Moran, on the other hand, is an “agent” of a shadowy organization, a detective or some such figure. He is an authoritarian, a megalomaniac. He is also possibly Molloy, or contains Molloy within himself. The word violence recurs, over and over, in his report.
Moran: When I can give pleasure, without doing violence to my principles, I do so gladly.
Plot and narration — the fiction and the metafiction — are constantly mingled in Molloy, in both Molloy’s monologue and the report of Jacques Moran. It’s a story that calls attention to the fact that it is being created; a story of creation and creation’s immediate, inevitable decay. “Saying is inventing,” Molloy says.
Molloy: And truly it little matters what I say, this, this or that or any other thing. Saying is inventing. Wrong, very rightly wrong. You invent nothing, you think you are inventing, you think you are escaping, and all you do is stammer out your lesson…
Moran: It is midnight. The rain is beating on the windows. It was not midnight. It was not raining.
Some lessons are recited much more often, and much more loudly, than others. We get lessons on the trustworthiness of authority figures like police officers, teachers, and football coaches from a very early age. We hear less about economic inequality, or excessive use of force by American public servants on the citizenry to which they are ostensibly accountable.
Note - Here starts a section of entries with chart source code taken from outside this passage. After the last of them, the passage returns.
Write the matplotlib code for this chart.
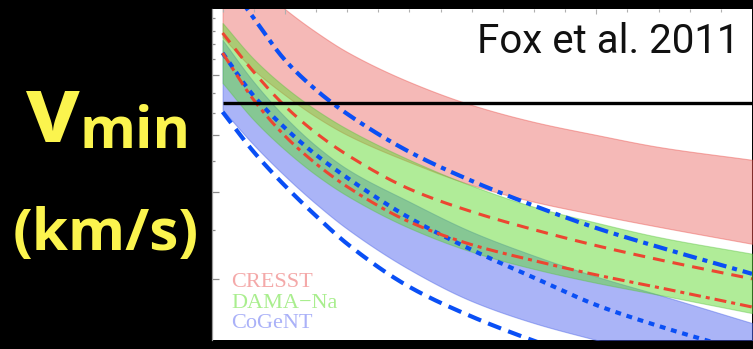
import numpy as np
import matplotlib
matplotlib.use("Agg")
import matplotlib.pyplot as plt
from matplotlib.ticker import FixedLocator, NullFormatter

# Dark matter mass (GeV) and minimum velocity curves (km/s)
mass = [8, 9, 10, 11, 12, 14, 16, 18, 20, 22, 25]

cresst_hi = [2093, 1732, 1477, 1289, 1146, 960, 838, 758, 702, 654, 606]
cresst_lo = [1250, 1031, 889, 781, 702, 598, 522, 473, 438, 408, 369]
dama_hi = [1360, 1100, 932, 814, 727, 606, 520, 459, 418, 384, 348]
dama_lo = [954, 767, 643, 554, 490, 405, 352, 318, 293, 273, 245]
cogent_hi = [1230, 960, 781, 658, 574, 473, 396, 344, 304, 273, 231]
cogent_lo = [814, 662, 551, 467, 403, 317, 263, 231, 209, 190, 165]

blue_dashdot = [1806, 1401, 1093, 916, 795, 635, 535, 462, 405, 362, 309]
blue_dotted = [1139, 884, 732, 624, 545, 430, 356, 302, 257, 227, 193]
blue_dashed = [804, 635, 520, 435, 369, 286, 240, 208, 184, 165, 143]
red_dashed = [1282, 1018, 833, 710, 624, 510, 446, 401, 365, 336, 300]
red_dashdot = [1139, 863, 698, 592, 517, 420, 367, 334, 307, 285, 254]

v_escape = 850

labels = ["CRESST", "DAMA\u2212Na", "CoGeNT"]
label_colors = ["#f4a9a9", "#a9ee8e", "#aab1f8"]


def smooth(xs, ys, n=24):
    """Monotone cubic curve through the points, in (x, log y)."""
    x = np.asarray(xs, float)
    y = np.log(np.asarray(ys, float))
    h = np.diff(x)
    d = np.diff(y) / h
    m = np.empty_like(x)
    m[0], m[-1] = d[0], d[-1]
    for k in range(1, len(x) - 1):
        if d[k - 1] * d[k] <= 0:
            m[k] = 0.0
        else:
            w1 = 2 * h[k] + h[k - 1]
            w2 = h[k] + 2 * h[k - 1]
            m[k] = (w1 + w2) / (w1 / d[k - 1] + w2 / d[k])
    xo, yo = [], []
    for k in range(len(x) - 1):
        t = np.linspace(0, 1, n, endpoint=(k == len(x) - 2))
        h00 = 2 * t**3 - 3 * t**2 + 1
        h10 = t**3 - 2 * t**2 + t
        h01 = -2 * t**3 + 3 * t**2
        h11 = t**3 - t**2
        xo.append(x[k] + t * h[k])
        yo.append(h00 * y[k] + h10 * h[k] * m[k] + h01 * y[k + 1] + h11 * h[k] * m[k + 1])
    return np.concatenate(xo), np.exp(np.concatenate(yo))


def band(ax, lo, hi, **kw):
    xs, ylo = smooth(mass, lo)
    _, yhi = smooth(mass, hi)
    ax.fill_between(xs, ylo, yhi, **kw)


def curve(ax, vals, **kw):
    xs, ys = smooth(mass, vals)
    ax.plot(xs, ys, **kw)


plt.rcParams["lines.scale_dashes"] = False

W, H = 753, 349
fig = plt.figure(figsize=(W / 100, H / 100), dpi=100, facecolor="black")
ax = fig.add_axes([212 / W, (H - 340) / H, (752 - 212) / W, (340 - 9) / H])
ax.set_facecolor("white")

ax.set_yscale("log")
ax.set_xlim(7.66, 25)
ax.set_ylim(209, 1477)

# Bands
band(ax, cresst_lo, cresst_hi, facecolor=(0.90, 0.24, 0.22, 0.36),
     edgecolor=(0.92, 0.35, 0.33, 0.45), linewidth=0.8, zorder=1)
band(ax, cogent_lo, cogent_hi, facecolor=(0.31, 0.39, 0.94, 0.48),
     edgecolor=(0.30, 0.40, 0.90, 0.45), linewidth=0.8, zorder=2)
band(ax, dama_lo, dama_hi, facecolor=(0.39, 0.86, 0.20, 0.50),
     edgecolor=(0.35, 0.75, 0.25, 0.40), linewidth=0.8, zorder=3)

blue = "#0a4ff5"
red = "#ec4631"
curve(ax, blue_dashed, color=blue, lw=3.0, dashes=(10, 5.5), zorder=5)
curve(ax, blue_dotted, color=blue, lw=3.0, dashes=(4.2, 4.2), zorder=5)
curve(ax, blue_dashdot, color=blue, lw=3.0, dashes=(10, 4.3, 3.6, 4.3), zorder=5)
curve(ax, red_dashed, color=red, lw=2.2, dashes=(8.6, 5.8), zorder=6)
curve(ax, red_dashdot, color=red, lw=2.2, dashes=(8.6, 3.6, 2.9, 3.6), zorder=6)

ax.hlines(v_escape, mass[0], mass[-1], color="black", lw=2.4, zorder=7)

# Axes styling
for side in ["right", "bottom", "top"]:
    ax.spines[side].set_visible(False)
ax.spines["left"].set_color("#9a9a9a")
ax.spines["left"].set_linewidth(0.9)

ax.yaxis.set_major_locator(FixedLocator([300, 500, 700, 1000]))
ax.yaxis.set_minor_locator(FixedLocator([400, 600, 800, 900, 1100, 1200, 1300, 1400]))
ax.xaxis.set_major_locator(FixedLocator([10, 20]))
ax.xaxis.set_minor_locator(FixedLocator([8, 9, 11, 12, 13, 14, 15, 16, 17, 18, 19, 21, 22, 23, 24]))
for axis in (ax.xaxis, ax.yaxis):
    axis.set_major_formatter(NullFormatter())
    axis.set_minor_formatter(NullFormatter())
ax.tick_params(axis="y", which="major", direction="in", length=4.8, width=0.9,
               color="#8a8a8a", left=True, right=False)
ax.tick_params(axis="y", which="minor", direction="in", length=2.2, width=0.9,
               color="#8a8a8a", left=True, right=False)
ax.tick_params(axis="x", which="major", direction="in", length=3.6, width=0.8,
               color="#b0b0b0", top=True, bottom=False)
ax.tick_params(axis="x", which="minor", direction="in", length=2.2, width=0.8,
               color="#b0b0b0", top=True, bottom=False)

# Legend labels
for i, (txt, col) in enumerate(zip(labels, label_colors)):
    fig.text(231 / W, (H - (287 + 20.5 * i)) / H, txt, color=col,
             fontsize=16, family="Liberation Serif", va="baseline", ha="left")

fig.text(739 / W, (H - 53) / H, "Fox et al. 2011", color="#111111",
         fontsize=29, family="Roboto", ha="right", va="baseline")

# Axis label on the dark margin
yellow = "#fbf44e"
fig.text(26 / W, (H - 142) / H, "v", color=yellow, fontsize=68,
         family="Open Sans", weight="bold", ha="left", va="baseline")
fig.text(80 / W, (H - 148) / H, "min", color=yellow, fontsize=41,
         family="Open Sans", weight="bold", ha="left", va="baseline")
fig.text(106 / W, (H - 250) / H, "(km/s)", color=yellow, fontsize=42,
         family="Open Sans", weight="bold", ha="center", va="baseline")

fig.savefig("out.png", dpi=100, facecolor="black")
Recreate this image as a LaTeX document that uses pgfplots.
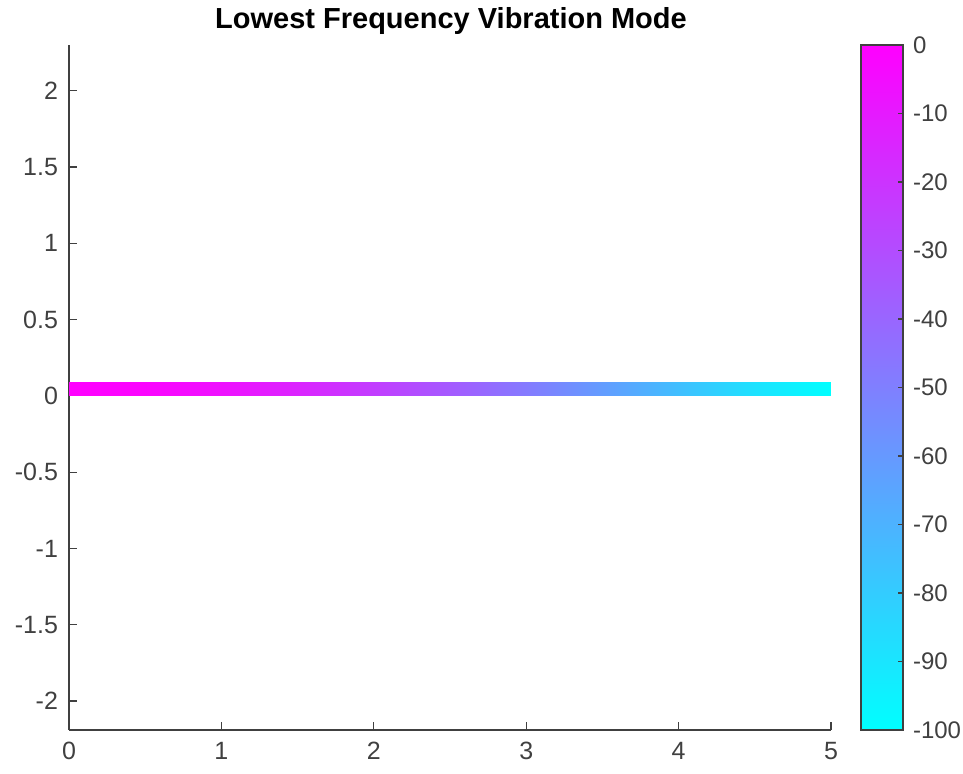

Molloy: Can it be we are not free? It might be worth looking into.
Moran: The servant wishes to rest? Let her retire to her room. In the kitchen all must be of wood, white and rigid. I should mention that Martha had insisted, before entering my service, that I permit her to keep her rocking-chair in the kitchen. I had refused, indignantly. Then, seeing she was inflexible, I had yielded. I was too kind-hearted.
It is almost as though we have forgotten that people who are inconvenient remain people. It is almost as though we have allowed (or even encouraged) institutions to see themselves as the real people, now, the ones to be protected against illnesses and abuses such as dissent, protest, scandal, free access to information, outsiders.
Molloy: Morning is the time to hide. They wake up, hale and hearty, their tongues hanging out for order, beauty, and justice, baying for their due. Yes, from eight or nine till noon is the dangerous time. But towards noon things quiet down, the most implacable are sated, they go home, it might have been better but they’ve done a good job, there have been a few survivors but they’ll give no more trouble, each man counts his rats.
Moran: If there is one question I dread, to which I have never been able to invent a satisfactory reply, it is the question what am I doing. And on someone else’s land to make things worse! And at night! And in weather not fit for a dog!
But there’s astonishing beauty, too, and astonishing humor, and a grasp of what we are capable of.
Molloy: And that night there was no question of moon, nor any other light, but it was a night of listening, a night given to the faint soughing and sighing stirring at night in little pleasure gardens, the shy sabbath of leaves and petals in the air that eddies there as it does not in other places, where there is less constraint, and as it does not during the day, when there is more vigilance, and then something else that is not clear, being neither the air nor what it moves, perhaps the far unchanging noise the earth makes and which other noises cover, but not for long. For they do not account for that noise you hear when you really listen, when all seems hushed. And there was another noise, that of my life become the life of this garden as it rode the earth of deeps and wildernesses. Yes, there were times when I forgot not only who I was, but that I was, forgot to be. Then I was no longer that sealed jar to which I owed my being so well preserved, but a wall gave way and I filled with roots and tame stems…
I wish for all of us such a moment. This is a contribution to the People’s Library.
To him who has nothing it is forbidden not to relish filth.